Prof. Dr. Michael Stürner
Gesetzestext
(1) 1Soll der Dritte die Leistung nach billigem Ermessen bestimmen, so ist die getroffene Bestimmung für die Vertragschließenden nicht verbindlich, wenn sie offenbar unbillig ist. 2Die Bestimmung erfolgt in diesem Falle durch Urteil; das Gleiche gilt, wenn der Dritte die Bestimmung nicht treffen kann oder will oder wenn er sie verzögert.
(2) Soll der Dritte die Bestimmung nach freiem Belieben treffen, so ist der Vertrag unwirksam, wenn der Dritte die Bestimmung nicht treffen kann oder will oder wenn er sie verzögert.
A. Funktion.
Rn 1
§ 319 berücksichtigt, dass die Leistungsbestimmung durch einen nicht betroffenen Dritten weniger bedenklich ist als diejenige durch eine betroffene Vertragspartei selbst. Daher soll nach I 1 (anders als nach § 315 III 1) die Bestimmung nur dann unverbindlich sein, wenn sie offenbar unbillig ist. Auch soll dem Dritten ein Bestimmungsrecht nach freiem Belieben eingeräumt werden können, II.
B. Einzelheiten.
Rn 2
Offenbare Unbilligkeit liegt (wie beim Schiedsgutachten, vgl § 317 Rn 3) nur dann vor, wenn ›die Leistungsbestimmung in grober Weise gegen Treu und Glauben verstößt und sich dies bei unbefangener sachkundiger Prüfung sofort aufdrängt‹ (BGH NJW 91, 2761 [BGH 26.04.1991 - V ZR 61/90]). Es muss sich um eine erhebliche Abweichung von dem für richtig gehaltenen Ergebnis handeln. Eine Abweichung von ca 18 % erfüllt dieses Erfordernis nicht (BGH LM § 317 BGB Nr 8).
Rn 3
Eine offenbar unbillige Bestimmung kann nach I 2 durch Urt ersetzt werden. Hierfür gilt Entspr wie für § 315 III 2 (§ 315 Rn 14 ff). Auch können Schadensersatzansprüche aus Werkvertrag gegeben sein (BGH NJW 13, 1296 [BGH 17.01.2013 - III ZR 10/12] Rz 18). Der Abfindungsanspruch eines ausgeschiedenen Gesellschafters einer GbR kann vom angerufenen Gericht – ggf mit sachverständiger Hilfe – festgelegt werden, wenn die hierzu verpflichtete Gesellschaft die Benennung eines Schiedsgutachters und die Einholung des Gutachtens über einen außerhalb objektiv angemessenen Zeitraum pflichtwidrig unterlässt, BGH NJW-RR 11, 1059 [BGH 07.06.2011 - II ZR 186/08].
Rn 4
Bei einer (gefährlichen) Ermächtigung zu einer Leistungsbestimmung nach freiem Belieben (s § 315 Rn 13) kann diese nicht durch Urt ersetzt werden, weil die Parteien sich hier gerade dem Dritten anvertrauen wollten.
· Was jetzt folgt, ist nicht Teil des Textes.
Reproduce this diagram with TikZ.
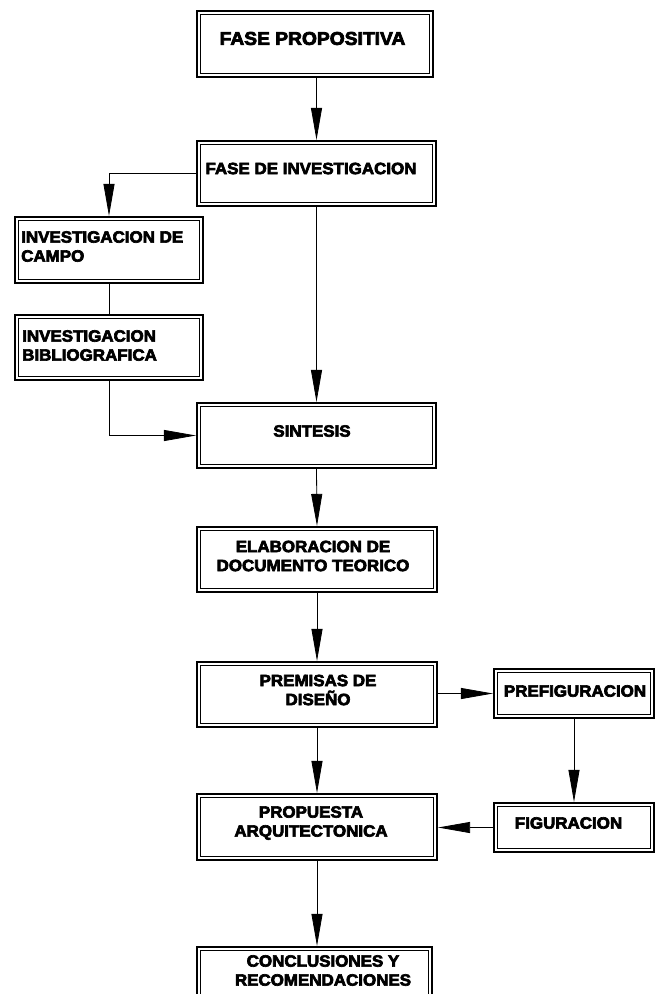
\documentclass[tikz,border=0pt]{standalone}
\usepackage{fontspec}
\setmainfont{Liberation Sans}[BoldFeatures={FakeBold=4}, FakeStretch=1.04]
\usetikzlibrary{arrows.meta,calc}
\tikzset{
  box/.style={draw, line width=1.1pt, inner sep=0pt},
  innerline/.style={line width=0.9pt},
  lbl/.style={font=\bfseries\fontsize{16.3}{19}\selectfont, inner sep=0pt},
  conn/.style={line width=0.8pt},
  arr/.style={conn, -{Triangle[length=32pt,width=11pt]}, shorten >=0.5pt}
}
\newcommand{\dblbox}[1]{\draw[innerline] ($(#1.south west)+(4,-4)$) rectangle ($(#1.north east)+(-4,4)$);}
\begin{document}
\begin{tikzpicture}[x=1pt,y=-1pt]
\useasboundingbox (0,0) rectangle (659,994);
% boxes
\node[box, minimum width=236pt, minimum height=66pt] (fp) at (315,44) {};
\node[box, minimum width=239pt, minimum height=65pt] (fdi) at (316.5,173.5) {};
\node[box, minimum width=188pt, minimum height=66pt] (campo) at (109,250) {};
\node[box, minimum width=188pt, minimum height=65pt] (biblio) at (109,347.5) {};
\node[box, minimum width=239pt, minimum height=65pt] (sint) at (316.5,435.5) {};
\node[box, minimum width=240pt, minimum height=65pt] (elab) at (317,559.5) {};
\node[box, minimum width=240pt, minimum height=65pt] (prem) at (317,694.5) {};
\node[box, minimum width=160pt, minimum height=49pt] (pref) at (574,693.5) {};
\node[box, minimum width=160pt, minimum height=49pt] (fig) at (574,827.5) {};
\node[box, minimum width=240pt, minimum height=66pt] (prop) at (317,827) {};
\node[box, minimum width=235pt, minimum height=66pt] (conc) at (314.5,980) {};
\foreach \n in {fp,fdi,campo,biblio,sint,elab,prem,pref,fig,prop,conc}{\dblbox{\n}}
% labels
\node[lbl, font=\bfseries\fontsize{18.5}{22}\selectfont] (tfp) at (312.5,38.5) {FASE PROPOSITIVA};
\node[lbl] (tfdi) at (311,168.5) {FASE DE INVESTIGACION};
\node[lbl, align=left, anchor=west] (tcampo) at (21,246.5) {INVESTIGACION DE\\CAMPO};
\node[lbl, align=left, anchor=west] (tbiblio) at (22,345.5) {INVESTIGACION\\BIBLIOGRAFICA};
\node[lbl] (tsint) at (312,431) {SINTESIS};
\node[lbl, align=center] (telab) at (313,556) {ELABORACION DE\\DOCUMENTO TEORICO};
\node[lbl, align=center] (tprem) at (318,690) {PREMISAS DE\\DISEÑO};
\node[lbl] (tpref) at (575,691) {PREFIGURACION};
\node[lbl] (tfig) at (568.5,823) {FIGURACION};
\node[lbl, align=center] (tprop) at (311,823) {PROPUESTA\\ARQUITECTONICA};
\node[lbl, align=center] (tconc) at (323,970.5) {CONCLUSIONES Y\\RECOMENDACIONES};
% connectors
\draw[arr] (fdi.north |- fp.south) -- (fdi.north);
\draw[arr] (fdi.west) -| (campo.north);
\draw[conn] (campo.south) -- (biblio.north);
\draw[arr] (biblio.south) |- (sint.west);
\draw[arr] (fdi.south) -- (sint.north);
\draw[arr] (sint.south) -- (elab.north);
\draw[arr] (elab.south) -- (prem.north);
\draw[arr] (prem.east |- pref.west) -- (pref.west);
\draw[arr] (pref.south) -- (fig.north);
\draw[arr] (fig.west) -- (prop.east |- fig.west);
\draw[arr] (prem.south) -- (prop.north);
\draw[arr] (prop.south) -- (prop.south |- conc.north);
\end{tikzpicture}
\end{document}
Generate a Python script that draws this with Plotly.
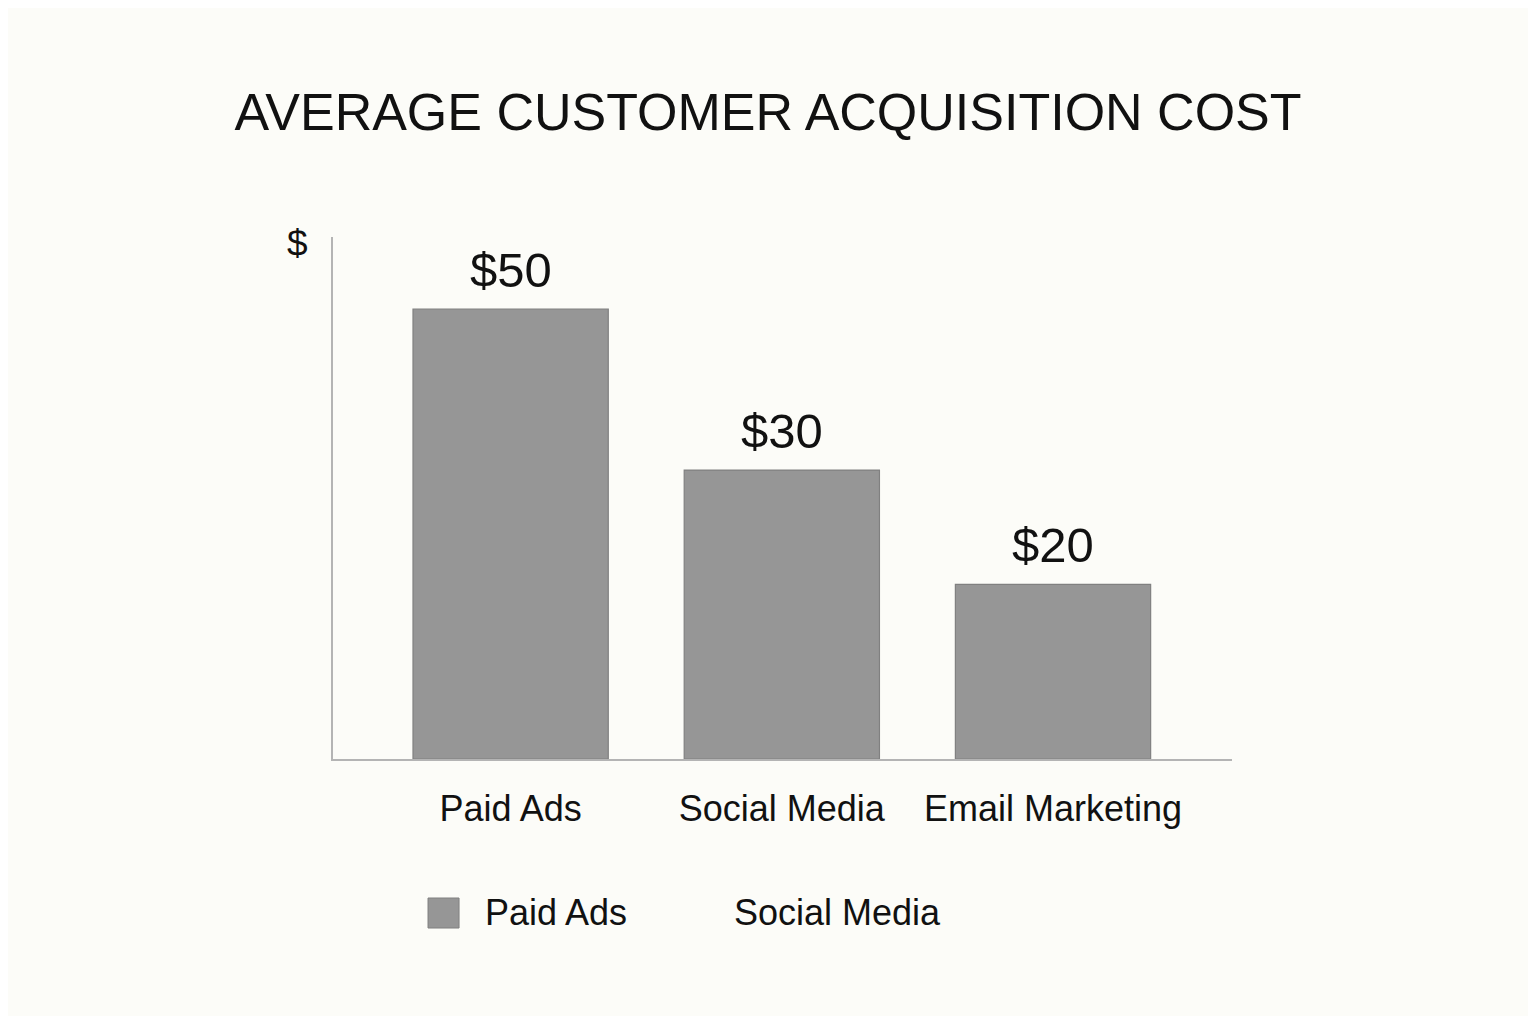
import plotly.graph_objects as go

# data
categories = ["Paid Ads", "Social Media", "Email Marketing"]
costs = [50, 32.1, 19.4]          # bar heights as drawn
cost_labels = ["$50", "$30", "$20"]
legend_names = ["Paid Ads", "Social Media"]

FONT = "Liberation Sans"
BAR = "#969696"
BG = "#fcfcf8"
TXT = "#111111"

fig = go.Figure()
fig.add_bar(x=categories, y=costs, width=0.72, name=legend_names[0],
            marker=dict(color=BAR, line=dict(color="#808080", width=1.2)),
            showlegend=False, hoverinfo="x+y")

# value labels above the bars
for cat, val, lab in zip(categories, costs, cost_labels):
    fig.add_annotation(x=cat, y=val, text=lab, showarrow=False,
                       yanchor="bottom", yshift=10,
                       font=dict(family=FONT, size=49, color=TXT))

# "$" axis label
fig.add_annotation(xref="paper", yref="paper", x=-0.04, y=1.0, text="$",
                   showarrow=False, xanchor="center", yanchor="top", yshift=16,
                   font=dict(family=FONT, size=37, color=TXT))

# hand-drawn legend (plotly caps legend symbol size)
fig.add_shape(type="rect", xref="paper", yref="paper",
              x0=0.1057, x1=0.1402, y0=-0.3238, y1=-0.2663,
              fillcolor=BAR, line=dict(color="#808080", width=1))
fig.add_annotation(xref="paper", yref="paper", x=0.1669, y=-0.295,
                   text=legend_names[0], showarrow=False, xanchor="left",
                   yanchor="middle", font=dict(family=FONT, size=36, color=TXT))
fig.add_annotation(xref="paper", yref="paper", x=0.4438, y=-0.295,
                   text=legend_names[1], showarrow=False, xanchor="left",
                   yanchor="middle", font=dict(family=FONT, size=36, color=TXT))

# the page adds an 8px body margin, so the figure is 16px smaller
fig.update_layout(
    width=1520, height=1008,
    margin=dict(l=325, r=296, t=229, b=257),
    paper_bgcolor=BG, plot_bgcolor=BG,
    title=dict(text="AVERAGE CUSTOMER ACQUISITION COST", x=0.5, xanchor="center",
               y=1 - 104 / 1008, yanchor="middle",
               font=dict(family=FONT, size=52, color=TXT)),
    showlegend=False,
)
fig.update_xaxes(range=[-0.655, 2.66], showline=True, linecolor="#b4b4b4", linewidth=2,
                 ticks="", showgrid=False, zeroline=False, ticklabelstandoff=17,
                 tickfont=dict(family=FONT, size=36, color=TXT))
fig.update_yaxes(range=[0, 58], showline=True, linecolor="#b4b4b4", linewidth=2,
                 ticks="", showticklabels=False, showgrid=False, zeroline=False)

fig.write_html("out.html")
Doch kann auch diese Bestimmung nach § 134 oder § 138 nichtig sein. Dann oder wenn die Bestimmung durch den Dritten unmöglich ist (zB der Dritte ist gestorben) oder verzögert wird (s § 315 Rn 16), ist nach § 139 im Zweifel der ganze Vertrag mit der nicht wirksam bestimmten Leistung unwirksam.